Controlling Mosquitoes in Your Yard
This article was originally published on June 11, 2009 and expired on July 15, 2009. It is provided here for archival purposes and may contain dated information.
After the excessive rain of 2008 and heavy rains this spring, mosquitoes are poised to be a real problem in 2009. To reduce mosquito problems in your yard, eliminate breeding sites. An ongoing program of eliminating these sites in your yard is actually easy and not very time consuming. However, it must be done regularly, states David Robson, one of our University of Illinois Extension horticulture educators.
Mosquito outbreaks, in which large numbers of biting mosquitoes are present for several days, are the result of lowland flooding a couple weeks previously. Eggs that are laid in these low areas can be dry for months.

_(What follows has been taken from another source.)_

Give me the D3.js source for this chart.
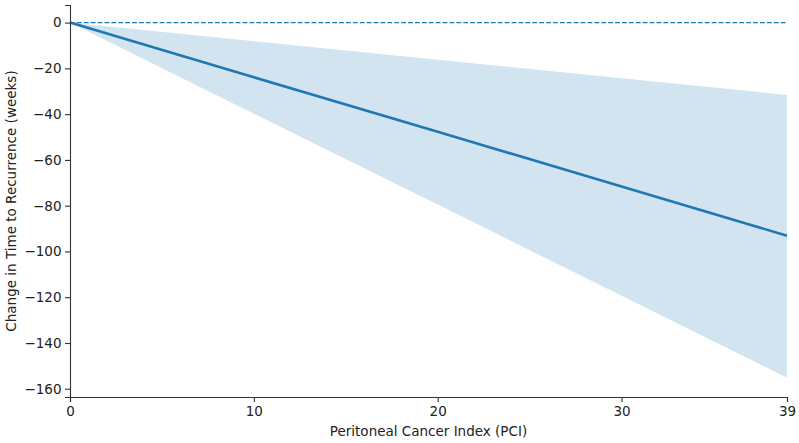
<!DOCTYPE html>
<html>
<head>
<meta charset="utf-8">
<script src="https://cdn.jsdelivr.net/npm/d3@7"></script>
<style>
  body { margin: 0; background: #fff; }
  text { font-family: "DejaVu Sans", sans-serif; }
</style>
</head>
<body>
<div id="chart"></div>
<script>
// values
const pci = [0, 10, 20, 30, 39];
const effect = [0, -23.9, -47.7, -71.6, -93.1];
const upper = [0, -8.1, -16.2, -24.3, -31.6];
const lower = [0, -39.8, -79.5, -119.3, -155.2];
const xTicks = [0, 10, 20, 30, 39];
const yTicks = [0, -20, -40, -60, -80, -100, -120, -140, -160];

const width = 799, height = 443;
const margin = { top: 5, right: 12, bottom: 46, left: 70 };
const fs = '13.5px';

const svg = d3.select('#chart').append('svg')
  .attr('width', width)
  .attr('height', height);

const x = d3.scaleLinear().domain([0, 39]).range([margin.left, width - margin.right]);
const y = d3.scaleLinear().domain([-163.6, 7.7]).range([height - margin.bottom, margin.top]);

const rows = pci.map((p, i) => ({ p, e: effect[i], hi: upper[i], lo: lower[i] }));

// confidence band
svg.append('path')
  .datum(rows)
  .attr('fill', '#1f77b4')
  .attr('fill-opacity', 0.2)
  .attr('d', d3.area().x(d => x(d.p)).y0(d => y(d.lo)).y1(d => y(d.hi)));

// zero reference line
svg.append('line')
  .attr('x1', x(0)).attr('x2', x(39))
  .attr('y1', y(0)).attr('y2', y(0))
  .attr('stroke', '#1f77b4')
  .attr('stroke-width', 1.3)
  .attr('stroke-dasharray', '4.8,2.1');

// fitted line
svg.append('path')
  .datum(rows)
  .attr('fill', 'none')
  .attr('stroke', '#1f77b4')
  .attr('stroke-width', 2.6)
  .attr('d', d3.line().x(d => x(d.p)).y(d => y(d.e)));

// axes
const xAxis = svg.append('g')
  .attr('transform', `translate(0,${height - margin.bottom})`)
  .call(d3.axisBottom(x).tickValues(xTicks).tickSize(5).tickPadding(4).tickFormat(d3.format('d')));
const yAxis = svg.append('g')
  .attr('transform', `translate(${margin.left},0)`)
  .call(d3.axisLeft(y).tickValues(yTicks).tickSize(5).tickPadding(3.5).tickFormat(d => d < 0 ? '\u2212' + Math.abs(d) : d));

[xAxis, yAxis].forEach(g => {
  g.selectAll('.domain').attr('stroke', '#333').attr('stroke-width', 1.1);
  g.selectAll('.tick line').attr('stroke', '#333').attr('stroke-width', 1.1);
  g.selectAll('.tick text').attr('fill', '#222').style('font-size', fs);
});

// axis labels
svg.append('text')
  .attr('x', (x(0) + x(39)) / 2)
  .attr('y', 436)
  .attr('text-anchor', 'middle')
  .attr('fill', '#222')
  .style('font-size', fs)
  .text('Peritoneal Cancer Index (PCI)');

svg.append('text')
  .attr('transform', `translate(16,${(y(-163.6) + y(7.7)) / 2}) rotate(-90)`)
  .attr('text-anchor', 'middle')
  .attr('fill', '#222')
  .style('font-size', fs)
  .text('Change in Time to Recurrence (weeks)');
</script>
</body>
</html>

Many ponds and backyard water features can be potential breeding grounds for the mosquitoes. Heavy rains that flood these areas cause the eggs to hatch, resulting in larvae that develop into adult, biting mosquitoes in about two weeks. If you have areas of your property that are flooded for at least 10 to 14 days at a time, adjusting drainage or maintaining them as permanent ponds will allow you to reduce mosquitoes from these areas.

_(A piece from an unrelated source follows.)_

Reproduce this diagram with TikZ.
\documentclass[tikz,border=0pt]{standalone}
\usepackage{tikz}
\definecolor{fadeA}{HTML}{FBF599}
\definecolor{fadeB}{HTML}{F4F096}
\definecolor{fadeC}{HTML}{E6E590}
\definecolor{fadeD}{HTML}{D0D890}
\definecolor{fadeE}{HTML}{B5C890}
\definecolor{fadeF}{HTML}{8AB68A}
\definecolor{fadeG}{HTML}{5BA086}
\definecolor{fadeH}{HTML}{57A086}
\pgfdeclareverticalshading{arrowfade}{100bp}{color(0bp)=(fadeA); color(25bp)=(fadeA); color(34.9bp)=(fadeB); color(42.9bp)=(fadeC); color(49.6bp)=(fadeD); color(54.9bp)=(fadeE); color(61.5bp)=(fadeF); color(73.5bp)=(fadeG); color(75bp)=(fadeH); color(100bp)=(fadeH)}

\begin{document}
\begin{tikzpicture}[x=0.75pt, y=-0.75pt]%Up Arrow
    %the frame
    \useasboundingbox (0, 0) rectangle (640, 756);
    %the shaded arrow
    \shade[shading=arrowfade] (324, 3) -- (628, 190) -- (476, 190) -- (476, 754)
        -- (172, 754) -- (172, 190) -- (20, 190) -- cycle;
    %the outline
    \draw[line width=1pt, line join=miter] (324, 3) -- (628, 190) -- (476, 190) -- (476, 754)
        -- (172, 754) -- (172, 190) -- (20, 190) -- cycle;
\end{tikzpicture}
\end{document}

Permanent bodies of water—such as ponds, abandoned swimming pools and garden pools—should contain top-feeding fish to eat any mosquito larvae that try to develop. Gambusia (known as mosquito fish), most bait minnows or guppies will eliminate any mosquito larvae that are present in water bodies. If the water is shallow, the fish may die from summer's heat or freezing during the winter and have to be replaced occasionally.

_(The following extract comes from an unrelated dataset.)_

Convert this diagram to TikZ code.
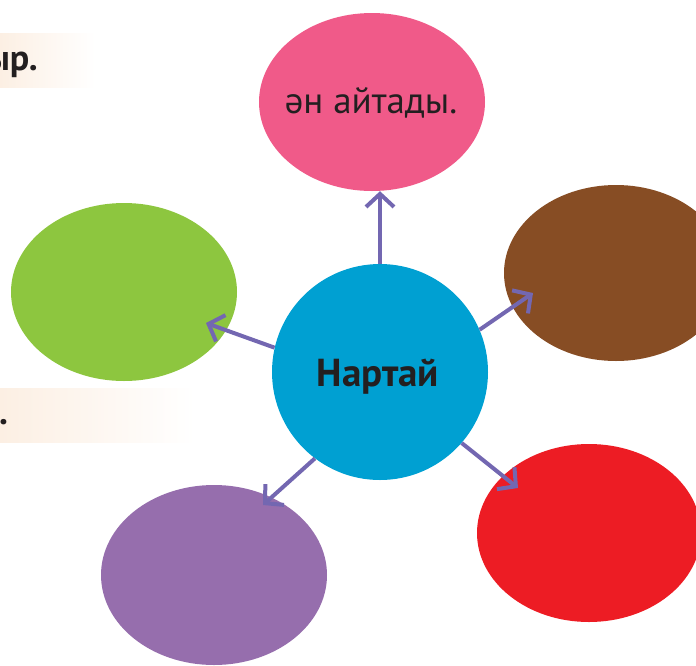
\documentclass[tikz,border=0pt]{standalone}
\usepackage{fontspec}
\setmainfont{PT Sans}
\usetikzlibrary{shapes.geometric}
\usetikzlibrary{arrows.meta}

\definecolor{txt}{HTML}{231F20}
\definecolor{pinkblob}{HTML}{F05A89}
\definecolor{midblob}{HTML}{00A0D2}
\definecolor{brownblob}{HTML}{874D24}
\definecolor{greenblob}{HTML}{8DC63F}
\definecolor{violetblob}{HTML}{966EAD}
\definecolor{redblob}{HTML}{ED1C24}
\definecolor{arrowc}{HTML}{7367B1}
\definecolor{cream}{HTML}{FCEFE3}

\begin{document}
\begin{tikzpicture}[x=1pt,y=-1pt]
			\tikzstyle{every node}=[inner sep=0pt,text=txt]
			\tikzstyle{blob}=[ellipse,minimum width=226pt,minimum height=178pt]
			\tikzstyle{every edge}=[line width=4pt,draw=arrowc,-{Straight Barb[length=13pt,width=28pt]}]
			\useasboundingbox (0,0) rectangle (696,665);
			\clip (0,0) rectangle (696,665);
			
			% strips of the text page behind
			\shade[left color=cream,right color=white] (0,33) rectangle (95,87);
			\shade[left color=cream,right color=white] (0,388) rectangle (195,442);
			\node (cut1) [anchor=base east] at (38,70) {\fontsize{36}{40}\selectfont\bfseries ыр.};
			\node (cut2) [anchor=base] at (3.5,424) {\fontsize{36}{40}\selectfont\bfseries .};
			
			\node (mid) [circle,fill=midblob,minimum size=216pt] at (380,372) {};
			\node (up)  [blob,fill=pinkblob]   at (372,102) {};
			\node (rt)  [blob,fill=brownblob,minimum width=224pt,minimum height=176pt] at (616,273) {};
			\node (dr)  [blob,fill=redblob,minimum width=224pt] at (589,533) {};
			\node (dl)  [blob,fill=violetblob,minimum height=180pt] at (214,575) {};
			\node (lt)  [blob,fill=greenblob]  at (124,292) {};
			
			\node (uptext)  [anchor=base] at (371,113) {\fontsize{37}{40}\selectfont ән айтады.};
			\node (midtext) [anchor=base] at (378,386) {\fontsize{39}{42}\selectfont\bfseries Нартай};
			
			\draw (mid.north) edge (mid.north |- up.south);
			\draw (mid.167) edge ([shift={(82,31)}]lt.center);
			\draw (mid.23) edge ([shift={(-83,20)}]rt.center);
			\draw (mid.233) edge ([shift={(49,-70)}]dl.center);
			\draw (mid.-41) edge ([shift={(-71,-45)}]dr.center);
\end{tikzpicture}
\end{document}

When selecting fish, realize that Gambusia may be difficult to find since they do not overwinter here, that guppies need water that is at least 60 degrees F. or warmer, and that goldfish may not eat
enough mosquito larvae to be effective. Minnows from a bait shop will probably be the cheapest, most available form of season-long mosquito control.
Mosquitoes can also be controlled as larvae in water with insecticides. Bacillus thuringiensis israeliensis, a bacteria that kills only the larvae of mosquitoes and closely related insects, is available in some garden centers.
Other mosquitoes will develop throughout the summer in small amounts of water that may accumulate in birdbaths, old tires, tin cans and other containers. These containers should be eliminated, pierced so that they do not hold water or emptied and dried at least once a week so that mosquitoes are not able to develop in them.